HEALTH chiefs say guidelines around gender-neutral language will help "treat everyone who uses our services as an individual".

Staff at Brighton and Sussex University Hospitals NHS Trust have been given suggestions on new terms they can use including “chestfeeding” and “human milk”.

They will be used alongside – not instead of – traditional terms to make places like the Royal Sussex County Hospital, in Brighton, more inclusive.

The trust, the first in the country to issue such guidelines, said that "we’re simply encouraging staff to use the individual’s preferred terminology".

And added that "we’re not asking anyone to stop using the usual language surrounding maternity services but suggesting additional gender-neutral language they could use, if needed".

Chief nurse, Carolyn Morrice said: "We know the vast majority of our midwifery service users are women and we are not changing the language we know they are comfortable with.

"For example, we will continue to call them pregnant woman and talk about breast feeding.

"What we are doing is adding to the language we use to make it as inclusive as possible and to ensure that people who may identify in a different way feel our services are accessible.

“Adding to the language we use is something people who use our services have been asking for, for some time.

"Our aim will always be to treat everyone who uses our services as an individual, providing care that is personal to them, that meets their needs and uses language they are comfortable with."

READ MORE: New gender-neutral terms for maternity staff - 'chestfeeding' and 'human milk'

Brighton and Sussex University Hospitals NHS Trust is the first in the country to use what it calls the “additive use of gender-inclusive language”.

A policy document on the trust's website gives context for the guidelines as well as providing examples of language that people might use for their own anatomy - including the term "front hole" rather than vagina.

The document says: “Some individuals may have preferred terminology for their own anatomy, or for activities that they use their body for.
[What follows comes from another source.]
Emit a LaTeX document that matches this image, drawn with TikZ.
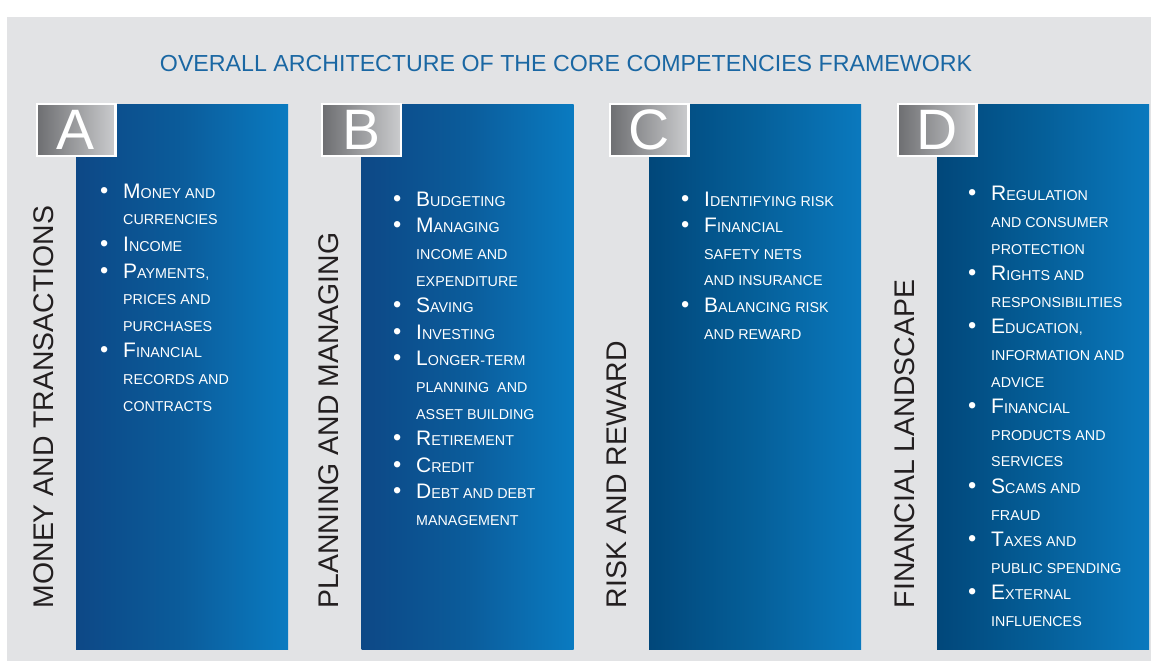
\documentclass[tikz,border=0pt]{standalone}
\usepackage{fontspec}
\setmainfont{Liberation Sans}
\usepackage{xcolor}
\definecolor{fwGray}{HTML}{E2E3E5}
\definecolor{fwTitle}{HTML}{1A67A3}
\definecolor{fwDark}{HTML}{231F20}
\definecolor{fwBoxDark}{HTML}{6D6E71}
\definecolor{fwBoxLight}{HTML}{CBCCCE}
\definecolor{fwBlueDark}{HTML}{0D4886}
\definecolor{fwBlueMid}{HTML}{0B5C9B}
\definecolor{fwBlueLight}{HTML}{0A7BC1}
\definecolor{fwNavyDark}{HTML}{01477A}
\definecolor{fwNavyMid}{HTML}{055F99}
\definecolor{fwNavyLight}{HTML}{0A79BE}
\usepackage{tikz}
\usetikzlibrary{positioning}
\newcommand{\bul}{\makebox[23pt][l]{\fontsize{23.5}{26.6}\selectfont\textbullet}}
\newcommand{\contd}{\hspace*{23pt}}
\newcommand{\smc}{\fontsize{14.3}{26.6}\selectfont}
\tikzset{
    panel/.style={
        rectangle,
        inner sep=0pt,
        anchor=north west,
        minimum width=212pt,
        minimum height=545pt
    },
    panelAB/.style={
        panel,
        left color=fwBlueDark,
        right color=fwBlueLight,
        middle color=fwBlueMid
    },
    panelCD/.style={
        panel,
        left color=fwNavyDark,
        right color=fwNavyLight,
        middle color=fwNavyMid
    },
    letterbox/.style={
        rectangle,
        draw=white,
        line width=2.4pt,
        left color=fwBoxDark,
        right color=fwBoxLight,
        minimum width=78.6pt,
        minimum height=51.6pt,
        inner sep=0pt,
        text=white,
        font=\fontsize{57}{57}\selectfont
    },
    sidelabel/.style={
        rotate=90,
        anchor=base west,
        inner sep=0pt,
        text=fwDark,
        font=\fontsize{28.4}{30}\selectfont
    },
    % base anchor sits on the last line of the list
    itemlist/.style={
        align=left,
        anchor=base west,
        inner sep=0pt,
        text=white,
        font=\fontsize{21}{26.6}\selectfont
    },
    title/.style={
        anchor=base,
        inner sep=0pt,
        text=fwTitle,
        font=\fontsize{23.2}{26}\selectfont
    }
}

\begin{document}
\begin{tikzpicture}[x=1pt, y=-1pt]
    \useasboundingbox (0,0) rectangle (1151,662);
    \fill[white] (0,0) rectangle (1151,662);
    \fill[fwGray] (7,17) rectangle (1151,661);

    \node[title] (title) at (566,71) {OVERALL ARCHITECTURE OF THE CORE COMPETENCIES FRAMEWORK};

    % Blue columns
    \node[panelAB] (panA) at (76,104) {};
    \node[panelAB] (panB) at (361.5,104) {};
    \node[panelCD] (panC) at (649,104) {};
    \node[panelCD] (panD) at (937,104) {};

    % Letter tabs on the column corners
    \node[letterbox] (boxA) at ([yshift=-26pt]panA.north west) {A};
    \node[letterbox] (boxB) at ([yshift=-26pt]panB.north west) {B};
    \node[letterbox] (boxC) at ([yshift=-26pt]panC.north west) {C};
    \node[letterbox] (boxD) at ([yshift=-26pt]panD.north west) {D};

    % Vertical titles
    \node[sidelabel] (labA) at ([xshift=-23pt,yshift=41pt]panA.south west) {MONEY AND TRANSACTIONS};
    \node[sidelabel] (labB) at ([xshift=-23pt,yshift=41pt]panB.south west) {PLANNING AND MANAGING};
    \node[sidelabel] (labC) at ([xshift=-23pt,yshift=41pt]panC.south west) {RISK AND REWARD};
    \node[sidelabel] (labD) at ([xshift=-23pt,yshift=41pt]panD.south west) {FINANCIAL LANDSCAPE};

    % Content areas
    \node[itemlist] (listA) at (100,411) {%
        \bul M{\smc ONEY AND}\\
        \contd{\smc CURRENCIES}\\
        \bul I{\smc NCOME}\\
        \bul P{\smc AYMENTS,}\\
        \contd{\smc PRICES AND}\\
        \contd{\smc PURCHASES}\\
        \bul F{\smc INANCIAL}\\
        \contd{\smc RECORDS AND}\\
        \contd{\smc CONTRACTS}};
    \node[itemlist] (listB) at (393,525.5) {%
        \bul B{\smc UDGETING}\\
        \bul M{\smc ANAGING}\\
        \contd{\smc INCOME AND}\\
        \contd{\smc EXPENDITURE}\\
        \bul S{\smc AVING}\\
        \bul I{\smc NVESTING}\\
        \bul L{\smc ONGER-TERM}\\
        \contd{\smc PLANNING\ \ AND}\\
        \contd{\smc ASSET BUILDING}\\
        \bul R{\smc ETIREMENT}\\
        \bul C{\smc REDIT}\\
        \bul D{\smc EBT AND DEBT}\\
        \contd{\smc MANAGEMENT}};
    \node[itemlist] (listC) at (681,339) {%
        \bul I{\smc DENTIFYING RISK}\\
        \bul F{\smc INANCIAL}\\
        \contd{\smc SAFETY NETS}\\
        \contd{\smc AND INSURANCE}\\
        \bul B{\smc ALANCING RISK}\\
        \contd{\smc AND REWARD}};
    \node[itemlist] (listD) at (968,626.5) {%
        \bul R{\smc EGULATION}\\
        \contd{\smc AND CONSUMER}\\
        \contd{\smc PROTECTION}\\
        \bul R{\smc IGHTS AND}\\
        \contd{\smc RESPONSIBILITIES}\\
        \bul E{\smc DUCATION,}\\
        \contd{\smc INFORMATION AND}\\
        \contd{\smc ADVICE}\\
        \bul F{\smc INANCIAL}\\
        \contd{\smc PRODUCTS AND}\\
        \contd{\smc SERVICES}\\
        \bul S{\smc CAMS AND}\\
        \contd{\smc FRAUD}\\
        \bul T{\smc AXES AND}\\
        \contd{\smc PUBLIC SPENDING}\\
        \bul E{\smc XTERNAL}\\
        \contd{\smc INFLUENCES}};
\end{tikzpicture}
\end{document}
These should be respected and used wherever possible."

The decision was taken following discussions with local, national and international experts in trans and non-binary healthcare as well as trans and non-binary parents who use the trust’s services and in the wider community.

The document says: “If we only use gender-neutral language, we risk marginalising or erasing the experience of some of the women and people who use our services.
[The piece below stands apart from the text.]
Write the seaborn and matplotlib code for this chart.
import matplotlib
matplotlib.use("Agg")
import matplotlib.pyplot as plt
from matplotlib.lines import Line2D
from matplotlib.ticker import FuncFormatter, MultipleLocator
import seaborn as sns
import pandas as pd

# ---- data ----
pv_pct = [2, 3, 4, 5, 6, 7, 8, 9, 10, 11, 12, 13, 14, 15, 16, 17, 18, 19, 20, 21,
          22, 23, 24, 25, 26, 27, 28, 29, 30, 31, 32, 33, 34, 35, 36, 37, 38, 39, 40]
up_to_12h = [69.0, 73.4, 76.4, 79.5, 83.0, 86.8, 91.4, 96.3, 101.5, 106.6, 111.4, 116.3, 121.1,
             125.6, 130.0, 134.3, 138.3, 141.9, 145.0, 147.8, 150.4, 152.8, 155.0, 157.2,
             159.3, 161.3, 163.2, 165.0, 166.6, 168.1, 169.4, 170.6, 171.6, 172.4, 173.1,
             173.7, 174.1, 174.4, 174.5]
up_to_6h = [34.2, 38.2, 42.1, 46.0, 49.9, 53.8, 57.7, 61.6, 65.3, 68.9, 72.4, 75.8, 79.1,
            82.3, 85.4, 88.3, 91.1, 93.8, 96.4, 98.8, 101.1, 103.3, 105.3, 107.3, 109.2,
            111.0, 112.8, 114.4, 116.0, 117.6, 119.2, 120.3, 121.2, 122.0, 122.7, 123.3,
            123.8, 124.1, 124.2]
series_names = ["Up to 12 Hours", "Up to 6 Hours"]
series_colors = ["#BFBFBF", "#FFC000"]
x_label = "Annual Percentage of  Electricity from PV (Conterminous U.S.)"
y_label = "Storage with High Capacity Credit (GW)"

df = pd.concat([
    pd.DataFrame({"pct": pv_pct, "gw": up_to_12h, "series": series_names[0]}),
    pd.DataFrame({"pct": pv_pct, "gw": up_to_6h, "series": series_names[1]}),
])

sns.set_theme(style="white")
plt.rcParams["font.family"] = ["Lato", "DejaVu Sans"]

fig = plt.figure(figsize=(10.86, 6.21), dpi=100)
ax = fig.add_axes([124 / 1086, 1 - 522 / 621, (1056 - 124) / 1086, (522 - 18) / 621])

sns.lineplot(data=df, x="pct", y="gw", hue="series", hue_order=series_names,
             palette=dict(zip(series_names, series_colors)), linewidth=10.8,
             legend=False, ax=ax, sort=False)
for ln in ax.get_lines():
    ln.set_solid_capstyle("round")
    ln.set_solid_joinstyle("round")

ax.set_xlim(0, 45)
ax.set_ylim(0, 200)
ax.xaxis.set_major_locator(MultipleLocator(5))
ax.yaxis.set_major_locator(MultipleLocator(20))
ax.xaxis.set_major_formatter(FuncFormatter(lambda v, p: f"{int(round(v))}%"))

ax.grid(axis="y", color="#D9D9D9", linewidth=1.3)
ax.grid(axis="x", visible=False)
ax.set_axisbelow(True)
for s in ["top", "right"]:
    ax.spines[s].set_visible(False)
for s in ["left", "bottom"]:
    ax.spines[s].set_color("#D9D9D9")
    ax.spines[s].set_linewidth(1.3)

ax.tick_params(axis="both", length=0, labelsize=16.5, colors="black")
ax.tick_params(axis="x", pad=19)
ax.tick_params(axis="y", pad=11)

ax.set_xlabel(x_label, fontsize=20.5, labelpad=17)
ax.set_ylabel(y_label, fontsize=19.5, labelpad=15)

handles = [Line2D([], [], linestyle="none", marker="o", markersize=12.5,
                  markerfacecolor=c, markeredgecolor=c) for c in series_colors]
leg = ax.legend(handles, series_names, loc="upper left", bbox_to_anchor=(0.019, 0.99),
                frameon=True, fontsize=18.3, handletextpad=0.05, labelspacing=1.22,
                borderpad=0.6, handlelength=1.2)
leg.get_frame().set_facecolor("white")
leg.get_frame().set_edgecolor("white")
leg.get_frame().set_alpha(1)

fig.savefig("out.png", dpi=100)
“We understand the fear of erasure; however, marginalising other groups because they are rare will not improve care for women.”

The language changes do not apply when discussing or caring for individuals in a one-on-one capacity, the document says.

Instead, language and documentation should reflect the gender identity of the individual.

Some of the terms being suggested included:

  • “Breast/chestfeeding”, in place of “breastfeeding”;
  • “Human milk” or “breast/chestmilk” or “milk from the feeding mother or parent”, in place of “breastmilk”;
  • “Maternal and parental” or “maternal/parental”, in place of “maternal”;
  • “Woman or person”, in place of “woman”.